Underpayments can lead to backpay, interest and penalties. Investigations also take time and attention away from running your business.
The best strategy is proactive. Confirm award coverage early, put clear contracts and processes in place, keep accurate records and review your payroll settings regularly - especially after award updates or changes to your trading hours.
If you find an error, act quickly.
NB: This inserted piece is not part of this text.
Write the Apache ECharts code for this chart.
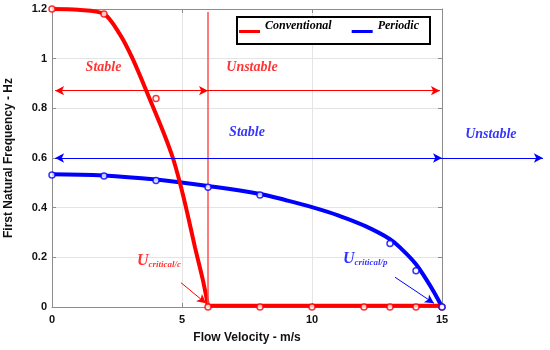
<!DOCTYPE html>
<html><head><meta charset="utf-8">
<script src="https://cdn.jsdelivr.net/npm/echarts@6/dist/echarts.min.js"></script>
<style>html,body{margin:0;padding:0;background:#fff}#c{width:550px;height:350px}</style>
</head><body><div id="c"></div>
<script>
// ---- data ----
const xTickLabels = ['0', '5', '10', '15'];
const yTickLabels = ['0', '0.2', '0.4', '0.6', '0.8', '1', '1.2'];
const seriesNames = ['Conventional', 'Periodic'];

// measured points (open circles)
const convMarkX = [0, 2, 4, 6, 8, 10, 12, 13, 14, 15];
const convMarkY = [1.2, 1.18, 0.84, 0, 0, 0, 0, 0, 0, 0];
const periMarkX = [0, 2, 4, 6, 8, 13, 14, 15];
const periMarkY = [0.532, 0.528, 0.509, 0.482, 0.451, 0.256, 0.146, 0];

// fitted curves (thick lines)
const convFitX = [0, 1, 2, 2.6, 3.1, 3.75, 4.3, 4.65, 4.92, 5.2, 5.5, 5.8, 6, 15];
const convFitY = [1.2, 1.197, 1.18, 1.10, 1.0, 0.84, 0.7, 0.6, 0.5, 0.38, 0.24, 0.11, 0.005, 0.005];
const periFitX = [0, 2, 4, 6, 8, 9, 10, 11, 12, 13, 13.5, 14, 14.4, 14.7, 15];
const periFitY = [0.535, 0.53, 0.513, 0.487, 0.455, 0.430, 0.402, 0.369, 0.328, 0.273, 0.228, 0.172, 0.11, 0.058, 0];

// critical velocities and stability-region arrows (data units)
const criticalConv = 6;
const criticalPeri = 15;
const convArrowY = 0.871;
const periArrowY = 0.6;
const arrowLeftX = 0.12;
const convArrowRightX = 14.92;
const periArrowOuterX = 18.88;
const vlineTopY = 1.188;
const critConvArrow = [[4.96, 0.098], [5.92, 0.015]];
const critPeriArrow = [[13.19, 0.12], [14.69, 0.015]];

// annotation texts
const annText = ['Stable', 'Unstable', 'Stable', 'Unstable', '{u|U}{s|critical/c}', '{u|U}{s|critical/p}'];
const annX = [1.98, 7.69, 7.5, 16.88, 3.27, 11.19];
const annY = [0.965, 0.965, 0.703, 0.697, 0.185, 0.193];
const annKind = ['c', 'c', 'p', 'p', 'c', 'p'];

// ---- build ----
const RED = '#ff0000', BLUE = '#0000ff';
const zip = (xs, ys) => xs.map((x, i) => [x, ys[i]]);
const convCurve = zip(convFitX, convFitY).filter(p => p[0] <= criticalConv);
const convFlat = zip(convFitX, convFitY).filter(p => p[0] >= criticalConv);

const axisGray = '#8c8c8c';
const tickFont = {fontFamily: 'Liberation Sans', fontWeight: 'bold', fontSize: 11, color: '#111'};
const serifBI = {fontFamily: 'Liberation Serif', fontWeight: 'bold', fontStyle: 'italic'};

function axisBase(extra) {
  return Object.assign({
    type: 'value',
    axisLine: {show: true, onZero: false, lineStyle: {color: axisGray, width: 1}},
    axisTick: {show: true, inside: true, length: 4, lineStyle: {color: axisGray}},
    splitLine: {show: false},
    axisLabel: {show: false}
  }, extra);
}

const annData = annText.map((t, i) => {
  const col = annKind[i] === 'c' ? RED : BLUE;
  const rich = t.indexOf('{u|') === 0;
  return {
    value: [annX[i], annY[i]],
    label: rich ? {
      show: true, position: 'right', distance: 0, formatter: t,
      rich: {
        u: Object.assign({fontSize: 16, color: col}, serifBI),
        s: Object.assign({fontSize: 9, color: col, verticalAlign: 'bottom'}, serifBI)
      }
    } : {
      show: true, position: 'inside', formatter: t,
      color: col, fontSize: 14, ...serifBI
    }
  };
});

function arrow(p0, p1, col, s0, s1, w) {
  return [
    {coord: p0, symbol: s0, lineStyle: {color: col, width: w || 1, type: 'solid'}},
    {coord: p1, symbol: s1}
  ];
}

const chart = echarts.init(document.getElementById('c'), null, {renderer: 'canvas'});
chart.setOption({
  animation: false,
  backgroundColor: '#fff',
  grid: [
    {left: 52, right: 108, top: 9, bottom: 43, outerBoundsMode: 'none', containLabel: false},
    {left: 52, width: 507, top: 9, bottom: 43, outerBoundsMode: 'none', containLabel: false}
  ],
  legend: {
    data: seriesNames,
    left: 237, top: 17,
    orient: 'horizontal',
    itemWidth: 21, itemHeight: 14, itemGap: 20,
    icon: 'path://M0,0 M0,11 L21,11 L21,14 L0,14 Z',
    padding: [2, 11, 11, 2],
    borderColor: '#000', borderWidth: 2,
    backgroundColor: '#fff',
    textStyle: Object.assign({fontSize: 12, color: '#000'}, serifBI),
    selectedMode: false
  },
  xAxis: [
    axisBase({
      gridIndex: 0, position: 'bottom', min: 0, max: 15, interval: 5,
      name: 'Flow Velocity - m/s', nameLocation: 'middle', nameGap: 25,
      nameTextStyle: {fontFamily: 'Liberation Sans', fontWeight: 'bold', fontSize: 12, color: '#111'},
      axisLabel: Object.assign({show: true, margin: 7,
        formatter: v => xTickLabels[Math.round(v / 5)]}, tickFont),
      splitLine: {show: true, lineStyle: {color: '#e4e4e4', width: 1}}
    }),
    axisBase({gridIndex: 0, position: 'top', min: 0, max: 15, interval: 5}),
    {type: 'value', gridIndex: 1, min: 0, max: 19.5, show: false}
  ],
  yAxis: [
    axisBase({
      gridIndex: 0, position: 'left', min: 0, max: 1.2, interval: 0.2,
      name: 'First Natural Frequency - Hz', nameLocation: 'middle', nameGap: 37,
      nameTextStyle: {fontFamily: 'Liberation Sans', fontWeight: 'bold', fontSize: 12, color: '#111'},
      axisLabel: Object.assign({show: true, margin: 5,
        formatter: v => yTickLabels[Math.round(v / 0.2)]}, tickFont),
      splitLine: {show: true, lineStyle: {color: '#e4e4e4', width: 1}}
    }),
    axisBase({gridIndex: 0, position: 'right', min: 0, max: 1.2, interval: 0.2}),
    {type: 'value', gridIndex: 1, min: 0, max: 1.2, show: false}
  ],
  series: [
    {
      name: 'Periodic', type: 'line', xAxisIndex: 0, yAxisIndex: 0,
      data: zip(periFitX, periFitY), smooth: 0.4, symbol: 'none',
      color: BLUE, itemStyle: {color: BLUE}, lineStyle: {color: BLUE, width: 4}, z: 3
    },
    {
      name: 'Conventional', type: 'line', xAxisIndex: 0, yAxisIndex: 0,
      data: convCurve, smooth: 0.3, symbol: 'none',
      color: RED, itemStyle: {color: RED}, lineStyle: {color: RED, width: 4}, z: 4
    },
    {
      name: 'Conventional', type: 'line', xAxisIndex: 0, yAxisIndex: 0,
      data: convFlat, symbol: 'none',
      color: RED, itemStyle: {color: RED}, lineStyle: {color: RED, width: 4}, z: 4
    },
    {
      name: 'Conventional points', type: 'scatter', xAxisIndex: 0, yAxisIndex: 0,
      data: zip(convMarkX, convMarkY), symbol: 'circle', symbolSize: 6,
      itemStyle: {color: '#fff', borderColor: RED, borderWidth: 1.5}, z: 5
    },
    {
      name: 'Periodic points', type: 'scatter', xAxisIndex: 0, yAxisIndex: 0,
      data: zip(periMarkX, periMarkY), symbol: 'circle', symbolSize: 6,
      itemStyle: {color: '#fff', borderColor: BLUE, borderWidth: 1.5}, z: 6
    },
    {
      name: 'annotations', type: 'scatter', xAxisIndex: 2, yAxisIndex: 2,
      data: annData, symbolSize: 0, silent: true, z: 7,
      markLine: {
        silent: true, symbolSize: [7, 9], label: {show: false},
        emphasis: {disabled: true},
        data: [
          arrow([criticalConv, 0], [criticalConv, vlineTopY], '#ff5050', 'none', 'none', 1.5),
          arrow([arrowLeftX, convArrowY], [criticalConv, convArrowY], RED, 'arrow', 'arrow'),
          arrow([criticalConv, convArrowY], [convArrowRightX, convArrowY], RED, 'none', 'arrow'),
          arrow([arrowLeftX, periArrowY], [criticalPeri, periArrowY], BLUE, 'arrow', 'arrow'),
          arrow([criticalPeri, periArrowY], [periArrowOuterX, periArrowY], BLUE, 'none', 'arrow'),
          arrow(critConvArrow[0], critConvArrow[1], RED, 'none', 'arrow'),
          arrow(critPeriArrow[0], critPeriArrow[1], BLUE, 'none', 'arrow')
        ]
      }
    }
  ]
});
</script>
</body></html>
Calculate the shortfall, communicate respectfully with affected employees, process top‑ups in a timely way, and adjust your systems so it doesn’t happen again.
Key Takeaways
- Penalty rates are set by awards or enterprise agreements and commonly apply to weekends, public holidays, late nights and shiftwork.
- Penalties and overtime are separate entitlements - your award will tell you whether to apply one, the other, the higher of the two, or in limited cases both.
- “All‑in” approaches require care: annualised wage clauses have strict record‑keeping and reconciliation rules, and offset clauses must be specific and supported by accurate time records.
- TOIL generally substitutes for overtime (not penalties) and only where the award allows and the correct process is followed.
- Strong rosters, clean timekeeping, clear contracts and regular checks make compliance far easier and reduce the risk of underpayments.
- When you’re setting up or changing your arrangements, it’s sensible to cross‑check award rules and use tools like the Fair Work pay calculator to validate your assumptions.